▸ Supplied material:
===============

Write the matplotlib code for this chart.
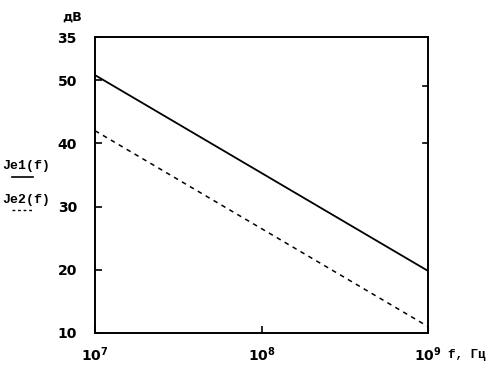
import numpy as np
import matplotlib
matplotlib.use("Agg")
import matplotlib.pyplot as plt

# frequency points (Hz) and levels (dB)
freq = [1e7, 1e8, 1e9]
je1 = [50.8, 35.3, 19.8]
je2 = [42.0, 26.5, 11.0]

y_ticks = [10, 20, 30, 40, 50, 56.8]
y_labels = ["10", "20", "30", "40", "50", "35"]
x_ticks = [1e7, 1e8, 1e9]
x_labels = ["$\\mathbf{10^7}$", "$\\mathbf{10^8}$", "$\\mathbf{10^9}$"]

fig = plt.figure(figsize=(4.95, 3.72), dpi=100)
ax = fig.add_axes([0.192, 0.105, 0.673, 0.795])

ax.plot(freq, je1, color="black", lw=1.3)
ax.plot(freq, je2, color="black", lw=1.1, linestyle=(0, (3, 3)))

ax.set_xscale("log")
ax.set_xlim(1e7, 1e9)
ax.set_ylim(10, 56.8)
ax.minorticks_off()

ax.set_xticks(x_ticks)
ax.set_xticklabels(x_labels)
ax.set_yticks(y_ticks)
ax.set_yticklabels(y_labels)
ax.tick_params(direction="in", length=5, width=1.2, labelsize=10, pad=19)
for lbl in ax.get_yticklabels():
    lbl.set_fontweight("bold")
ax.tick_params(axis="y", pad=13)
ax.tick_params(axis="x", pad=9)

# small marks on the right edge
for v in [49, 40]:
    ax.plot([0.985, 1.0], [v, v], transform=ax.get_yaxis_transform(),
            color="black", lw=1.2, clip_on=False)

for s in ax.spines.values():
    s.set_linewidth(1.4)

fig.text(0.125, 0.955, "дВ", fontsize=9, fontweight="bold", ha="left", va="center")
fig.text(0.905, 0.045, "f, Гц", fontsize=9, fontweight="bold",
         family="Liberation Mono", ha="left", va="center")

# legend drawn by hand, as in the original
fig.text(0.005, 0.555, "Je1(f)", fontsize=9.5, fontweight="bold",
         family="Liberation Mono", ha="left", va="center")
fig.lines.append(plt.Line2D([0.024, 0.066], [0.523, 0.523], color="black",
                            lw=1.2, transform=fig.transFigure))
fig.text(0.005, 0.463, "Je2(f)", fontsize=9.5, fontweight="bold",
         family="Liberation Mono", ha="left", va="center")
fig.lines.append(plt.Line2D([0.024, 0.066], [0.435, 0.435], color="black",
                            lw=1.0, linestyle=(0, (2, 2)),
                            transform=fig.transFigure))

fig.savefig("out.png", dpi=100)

===============

▸ Exercise brief: Would you set down the listing exactly, omitting pictures?

▸ Answer to this exercise:
Write the matplotlib code for this chart.
import numpy as np
import matplotlib
matplotlib.use("Agg")
import matplotlib.pyplot as plt

# frequency points (Hz) and levels (dB)
freq = [1e7, 1e8, 1e9]
je1 = [50.8, 35.3, 19.8]
je2 = [42.0, 26.5, 11.0]

y_ticks = [10, 20, 30, 40, 50, 56.8]
y_labels = ["10", "20", "30", "40", "50", "35"]
x_ticks = [1e7, 1e8, 1e9]
x_labels = ["$\\mathbf{10^7}$", "$\\mathbf{10^8}$", "$\\mathbf{10^9}$"]

fig = plt.figure(figsize=(4.95, 3.72), dpi=100)
ax = fig.add_axes([0.192, 0.105, 0.673, 0.795])

ax.plot(freq, je1, color="black", lw=1.3)
ax.plot(freq, je2, color="black", lw=1.1, linestyle=(0, (3, 3)))

ax.set_xscale("log")
ax.set_xlim(1e7, 1e9)
ax.set_ylim(10, 56.8)
ax.minorticks_off()

ax.set_xticks(x_ticks)
ax.set_xticklabels(x_labels)
ax.set_yticks(y_ticks)
ax.set_yticklabels(y_labels)
ax.tick_params(direction="in", length=5, width=1.2, labelsize=10, pad=19)
for lbl in ax.get_yticklabels():
    lbl.set_fontweight("bold")
ax.tick_params(axis="y", pad=13)
ax.tick_params(axis="x", pad=9)

# small marks on the right edge
for v in [49, 40]:
    ax.plot([0.985, 1.0], [v, v], transform=ax.get_yaxis_transform(),
            color="black", lw=1.2, clip_on=False)

for s in ax.spines.values():
    s.set_linewidth(1.4)

fig.text(0.125, 0.955, "дВ", fontsize=9, fontweight="bold", ha="left", va="center")
fig.text(0.905, 0.045, "f, Гц", fontsize=9, fontweight="bold",
         family="Liberation Mono", ha="left", va="center")

# legend drawn by hand, as in the original
fig.text(0.005, 0.555, "Je1(f)", fontsize=9.5, fontweight="bold",
         family="Liberation Mono", ha="left", va="center")
fig.lines.append(plt.Line2D([0.024, 0.066], [0.523, 0.523], color="black",
                            lw=1.2, transform=fig.transFigure))
fig.text(0.005, 0.463, "Je2(f)", fontsize=9.5, fontweight="bold",
         family="Liberation Mono", ha="left", va="center")
fig.lines.append(plt.Line2D([0.024, 0.066], [0.435, 0.435], color="black",
                            lw=1.0, linestyle=(0, (2, 2)),
                            transform=fig.transFigure))

fig.savefig("out.png", dpi=100)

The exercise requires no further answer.